- _COLLECTED DATA_:
○ ○ ○

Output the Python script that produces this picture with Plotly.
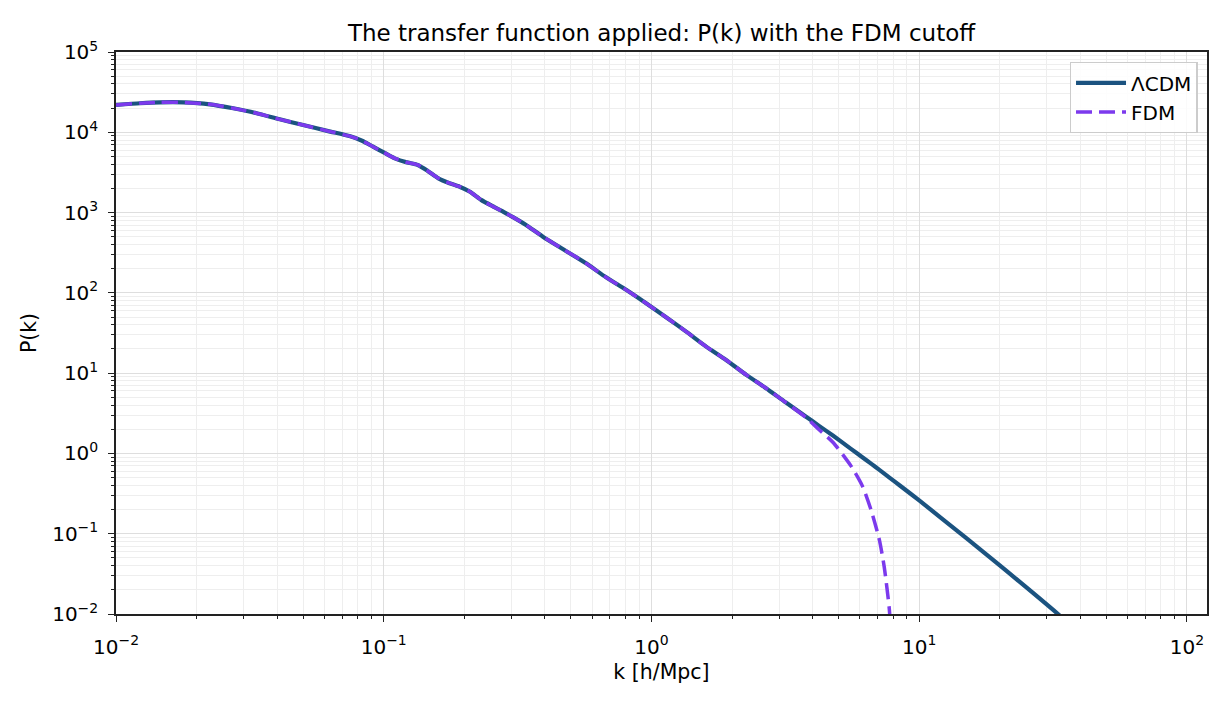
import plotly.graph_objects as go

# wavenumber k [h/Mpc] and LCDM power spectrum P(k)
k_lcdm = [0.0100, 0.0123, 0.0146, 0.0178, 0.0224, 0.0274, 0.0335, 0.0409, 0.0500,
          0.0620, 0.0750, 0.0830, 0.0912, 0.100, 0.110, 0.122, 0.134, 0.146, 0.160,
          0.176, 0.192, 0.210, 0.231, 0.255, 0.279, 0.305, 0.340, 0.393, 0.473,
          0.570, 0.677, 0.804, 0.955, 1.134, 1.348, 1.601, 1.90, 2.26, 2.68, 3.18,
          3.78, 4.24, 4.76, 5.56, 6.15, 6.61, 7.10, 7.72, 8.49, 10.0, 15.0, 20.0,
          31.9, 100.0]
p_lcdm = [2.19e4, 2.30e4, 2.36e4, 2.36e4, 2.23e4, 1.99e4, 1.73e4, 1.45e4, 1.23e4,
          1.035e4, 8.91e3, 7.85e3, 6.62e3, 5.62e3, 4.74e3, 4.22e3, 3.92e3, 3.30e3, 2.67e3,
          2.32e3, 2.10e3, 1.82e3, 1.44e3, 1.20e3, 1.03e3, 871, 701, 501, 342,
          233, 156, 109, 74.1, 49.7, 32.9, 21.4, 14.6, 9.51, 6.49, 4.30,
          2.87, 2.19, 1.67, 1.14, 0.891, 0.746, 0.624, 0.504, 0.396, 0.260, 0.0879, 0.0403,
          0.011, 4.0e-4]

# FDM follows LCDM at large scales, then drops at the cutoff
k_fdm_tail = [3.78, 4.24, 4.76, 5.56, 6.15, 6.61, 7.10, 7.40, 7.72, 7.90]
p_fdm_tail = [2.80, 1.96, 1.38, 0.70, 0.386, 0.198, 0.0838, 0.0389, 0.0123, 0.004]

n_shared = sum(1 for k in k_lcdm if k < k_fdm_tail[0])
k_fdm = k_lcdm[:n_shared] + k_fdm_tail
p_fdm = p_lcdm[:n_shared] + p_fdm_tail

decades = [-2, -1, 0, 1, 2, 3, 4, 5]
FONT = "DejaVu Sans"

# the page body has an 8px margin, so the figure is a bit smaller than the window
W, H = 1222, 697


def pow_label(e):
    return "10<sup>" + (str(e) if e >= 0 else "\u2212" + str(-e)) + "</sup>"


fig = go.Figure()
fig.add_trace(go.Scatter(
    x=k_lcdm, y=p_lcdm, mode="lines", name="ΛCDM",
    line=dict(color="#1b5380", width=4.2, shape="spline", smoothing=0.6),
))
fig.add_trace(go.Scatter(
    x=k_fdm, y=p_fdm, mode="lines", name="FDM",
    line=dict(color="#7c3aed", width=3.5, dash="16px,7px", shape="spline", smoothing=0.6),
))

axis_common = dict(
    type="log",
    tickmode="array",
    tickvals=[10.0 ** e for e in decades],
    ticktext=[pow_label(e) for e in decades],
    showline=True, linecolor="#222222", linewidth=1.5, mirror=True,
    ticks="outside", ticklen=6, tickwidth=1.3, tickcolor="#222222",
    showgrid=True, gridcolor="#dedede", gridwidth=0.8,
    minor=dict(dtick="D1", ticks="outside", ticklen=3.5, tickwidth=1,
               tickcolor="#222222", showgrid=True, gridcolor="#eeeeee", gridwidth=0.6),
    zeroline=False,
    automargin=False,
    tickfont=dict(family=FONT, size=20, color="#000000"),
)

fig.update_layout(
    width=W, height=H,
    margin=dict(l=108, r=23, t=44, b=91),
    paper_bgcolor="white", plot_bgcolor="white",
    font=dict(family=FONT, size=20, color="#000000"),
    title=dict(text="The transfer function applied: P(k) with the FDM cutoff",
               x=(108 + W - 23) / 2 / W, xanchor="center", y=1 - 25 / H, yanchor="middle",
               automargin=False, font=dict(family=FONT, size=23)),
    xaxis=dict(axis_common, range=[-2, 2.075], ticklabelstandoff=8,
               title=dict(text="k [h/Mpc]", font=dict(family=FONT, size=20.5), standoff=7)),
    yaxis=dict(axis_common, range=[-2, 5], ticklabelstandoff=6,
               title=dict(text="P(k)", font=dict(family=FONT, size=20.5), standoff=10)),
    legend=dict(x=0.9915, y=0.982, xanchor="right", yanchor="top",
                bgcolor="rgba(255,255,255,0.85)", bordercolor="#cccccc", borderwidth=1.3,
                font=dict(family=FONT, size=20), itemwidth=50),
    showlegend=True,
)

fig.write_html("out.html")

○ ○ ○

- _YOUR TASK_:
Copy out every line of the material above exactly, skipping the pictures.

- _WRITTEN ANSWER_:
Output the Python script that produces this picture with Plotly.
import plotly.graph_objects as go

# wavenumber k [h/Mpc] and LCDM power spectrum P(k)
k_lcdm = [0.0100, 0.0123, 0.0146, 0.0178, 0.0224, 0.0274, 0.0335, 0.0409, 0.0500,
          0.0620, 0.0750, 0.0830, 0.0912, 0.100, 0.110, 0.122, 0.134, 0.146, 0.160,
          0.176, 0.192, 0.210, 0.231, 0.255, 0.279, 0.305, 0.340, 0.393, 0.473,
          0.570, 0.677, 0.804, 0.955, 1.134, 1.348, 1.601, 1.90, 2.26, 2.68, 3.18,
          3.78, 4.24, 4.76, 5.56, 6.15, 6.61, 7.10, 7.72, 8.49, 10.0, 15.0, 20.0,
          31.9, 100.0]
p_lcdm = [2.19e4, 2.30e4, 2.36e4, 2.36e4, 2.23e4, 1.99e4, 1.73e4, 1.45e4, 1.23e4,
          1.035e4, 8.91e3, 7.85e3, 6.62e3, 5.62e3, 4.74e3, 4.22e3, 3.92e3, 3.30e3, 2.67e3,
          2.32e3, 2.10e3, 1.82e3, 1.44e3, 1.20e3, 1.03e3, 871, 701, 501, 342,
          233, 156, 109, 74.1, 49.7, 32.9, 21.4, 14.6, 9.51, 6.49, 4.30,
          2.87, 2.19, 1.67, 1.14, 0.891, 0.746, 0.624, 0.504, 0.396, 0.260, 0.0879, 0.0403,
          0.011, 4.0e-4]

# FDM follows LCDM at large scales, then drops at the cutoff
k_fdm_tail = [3.78, 4.24, 4.76, 5.56, 6.15, 6.61, 7.10, 7.40, 7.72, 7.90]
p_fdm_tail = [2.80, 1.96, 1.38, 0.70, 0.386, 0.198, 0.0838, 0.0389, 0.0123, 0.004]

n_shared = sum(1 for k in k_lcdm if k < k_fdm_tail[0])
k_fdm = k_lcdm[:n_shared] + k_fdm_tail
p_fdm = p_lcdm[:n_shared] + p_fdm_tail

decades = [-2, -1, 0, 1, 2, 3, 4, 5]
FONT = "DejaVu Sans"

# the page body has an 8px margin, so the figure is a bit smaller than the window
W, H = 1222, 697


def pow_label(e):
    return "10<sup>" + (str(e) if e >= 0 else "\u2212" + str(-e)) + "</sup>"


fig = go.Figure()
fig.add_trace(go.Scatter(
    x=k_lcdm, y=p_lcdm, mode="lines", name="ΛCDM",
    line=dict(color="#1b5380", width=4.2, shape="spline", smoothing=0.6),
))
fig.add_trace(go.Scatter(
    x=k_fdm, y=p_fdm, mode="lines", name="FDM",
    line=dict(color="#7c3aed", width=3.5, dash="16px,7px", shape="spline", smoothing=0.6),
))

axis_common = dict(
    type="log",
    tickmode="array",
    tickvals=[10.0 ** e for e in decades],
    ticktext=[pow_label(e) for e in decades],
    showline=True, linecolor="#222222", linewidth=1.5, mirror=True,
    ticks="outside", ticklen=6, tickwidth=1.3, tickcolor="#222222",
    showgrid=True, gridcolor="#dedede", gridwidth=0.8,
    minor=dict(dtick="D1", ticks="outside", ticklen=3.5, tickwidth=1,
               tickcolor="#222222", showgrid=True, gridcolor="#eeeeee", gridwidth=0.6),
    zeroline=False,
    automargin=False,
    tickfont=dict(family=FONT, size=20, color="#000000"),
)

fig.update_layout(
    width=W, height=H,
    margin=dict(l=108, r=23, t=44, b=91),
    paper_bgcolor="white", plot_bgcolor="white",
    font=dict(family=FONT, size=20, color="#000000"),
    title=dict(text="The transfer function applied: P(k) with the FDM cutoff",
               x=(108 + W - 23) / 2 / W, xanchor="center", y=1 - 25 / H, yanchor="middle",
               automargin=False, font=dict(family=FONT, size=23)),
    xaxis=dict(axis_common, range=[-2, 2.075], ticklabelstandoff=8,
               title=dict(text="k [h/Mpc]", font=dict(family=FONT, size=20.5), standoff=7)),
    yaxis=dict(axis_common, range=[-2, 5], ticklabelstandoff=6,
               title=dict(text="P(k)", font=dict(family=FONT, size=20.5), standoff=10)),
    legend=dict(x=0.9915, y=0.982, xanchor="right", yanchor="top",
                bgcolor="rgba(255,255,255,0.85)", bordercolor="#cccccc", borderwidth=1.3,
                font=dict(family=FONT, size=20), itemwidth=50),
    showlegend=True,
)

fig.write_html("out.html")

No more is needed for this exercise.